──────── Data lines

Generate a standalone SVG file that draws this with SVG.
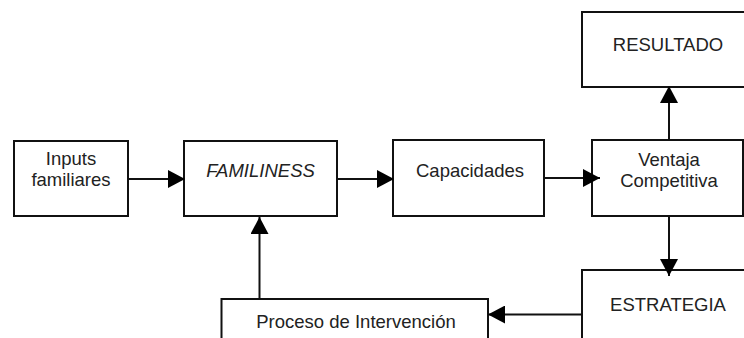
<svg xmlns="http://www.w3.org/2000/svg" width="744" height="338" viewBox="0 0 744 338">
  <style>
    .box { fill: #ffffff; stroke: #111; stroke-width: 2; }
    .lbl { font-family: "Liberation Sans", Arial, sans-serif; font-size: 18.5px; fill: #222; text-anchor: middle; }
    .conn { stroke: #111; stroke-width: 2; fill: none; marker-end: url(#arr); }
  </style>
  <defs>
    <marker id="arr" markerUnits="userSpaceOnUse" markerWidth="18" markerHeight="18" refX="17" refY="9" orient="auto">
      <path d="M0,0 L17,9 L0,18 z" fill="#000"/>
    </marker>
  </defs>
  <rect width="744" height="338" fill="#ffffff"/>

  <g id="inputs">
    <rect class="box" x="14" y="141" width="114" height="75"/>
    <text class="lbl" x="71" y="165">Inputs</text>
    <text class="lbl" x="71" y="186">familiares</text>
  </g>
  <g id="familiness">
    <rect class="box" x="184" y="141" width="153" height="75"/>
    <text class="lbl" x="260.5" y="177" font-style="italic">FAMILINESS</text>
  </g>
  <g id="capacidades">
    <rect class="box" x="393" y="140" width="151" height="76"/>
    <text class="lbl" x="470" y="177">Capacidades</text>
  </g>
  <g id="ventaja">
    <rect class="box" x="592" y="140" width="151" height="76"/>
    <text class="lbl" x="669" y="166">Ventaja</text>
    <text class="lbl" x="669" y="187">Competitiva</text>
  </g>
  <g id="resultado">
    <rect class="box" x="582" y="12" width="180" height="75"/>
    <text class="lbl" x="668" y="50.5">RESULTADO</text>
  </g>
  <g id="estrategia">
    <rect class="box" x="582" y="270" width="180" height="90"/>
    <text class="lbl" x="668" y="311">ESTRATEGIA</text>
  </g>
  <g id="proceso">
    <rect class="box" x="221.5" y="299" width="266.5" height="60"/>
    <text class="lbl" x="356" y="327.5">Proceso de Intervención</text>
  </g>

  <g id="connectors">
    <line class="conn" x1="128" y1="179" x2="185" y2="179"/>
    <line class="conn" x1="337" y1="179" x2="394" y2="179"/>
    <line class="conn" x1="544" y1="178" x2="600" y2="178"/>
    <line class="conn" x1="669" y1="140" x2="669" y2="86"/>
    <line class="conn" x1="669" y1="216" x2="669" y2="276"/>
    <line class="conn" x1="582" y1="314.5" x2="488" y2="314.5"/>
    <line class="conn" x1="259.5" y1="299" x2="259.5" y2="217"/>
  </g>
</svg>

────────────────

[What you need to do] Return the listing above in full and without alteration, excluding its pictures.

[Answer to this exercise]
Generate a standalone SVG file that draws this with SVG.
<svg xmlns="http://www.w3.org/2000/svg" width="744" height="338" viewBox="0 0 744 338">
  <style>
    .box { fill: #ffffff; stroke: #111; stroke-width: 2; }
    .lbl { font-family: "Liberation Sans", Arial, sans-serif; font-size: 18.5px; fill: #222; text-anchor: middle; }
    .conn { stroke: #111; stroke-width: 2; fill: none; marker-end: url(#arr); }
  </style>
  <defs>
    <marker id="arr" markerUnits="userSpaceOnUse" markerWidth="18" markerHeight="18" refX="17" refY="9" orient="auto">
      <path d="M0,0 L17,9 L0,18 z" fill="#000"/>
    </marker>
  </defs>
  <rect width="744" height="338" fill="#ffffff"/>

  <g id="inputs">
    <rect class="box" x="14" y="141" width="114" height="75"/>
    <text class="lbl" x="71" y="165">Inputs</text>
    <text class="lbl" x="71" y="186">familiares</text>
  </g>
  <g id="familiness">
    <rect class="box" x="184" y="141" width="153" height="75"/>
    <text class="lbl" x="260.5" y="177" font-style="italic">FAMILINESS</text>
  </g>
  <g id="capacidades">
    <rect class="box" x="393" y="140" width="151" height="76"/>
    <text class="lbl" x="470" y="177">Capacidades</text>
  </g>
  <g id="ventaja">
    <rect class="box" x="592" y="140" width="151" height="76"/>
    <text class="lbl" x="669" y="166">Ventaja</text>
    <text class="lbl" x="669" y="187">Competitiva</text>
  </g>
  <g id="resultado">
    <rect class="box" x="582" y="12" width="180" height="75"/>
    <text class="lbl" x="668" y="50.5">RESULTADO</text>
  </g>
  <g id="estrategia">
    <rect class="box" x="582" y="270" width="180" height="90"/>
    <text class="lbl" x="668" y="311">ESTRATEGIA</text>
  </g>
  <g id="proceso">
    <rect class="box" x="221.5" y="299" width="266.5" height="60"/>
    <text class="lbl" x="356" y="327.5">Proceso de Intervención</text>
  </g>

  <g id="connectors">
    <line class="conn" x1="128" y1="179" x2="185" y2="179"/>
    <line class="conn" x1="337" y1="179" x2="394" y2="179"/>
    <line class="conn" x1="544" y1="178" x2="600" y2="178"/>
    <line class="conn" x1="669" y1="140" x2="669" y2="86"/>
    <line class="conn" x1="669" y1="216" x2="669" y2="276"/>
    <line class="conn" x1="582" y1="314.5" x2="488" y2="314.5"/>
    <line class="conn" x1="259.5" y1="299" x2="259.5" y2="217"/>
  </g>
</svg>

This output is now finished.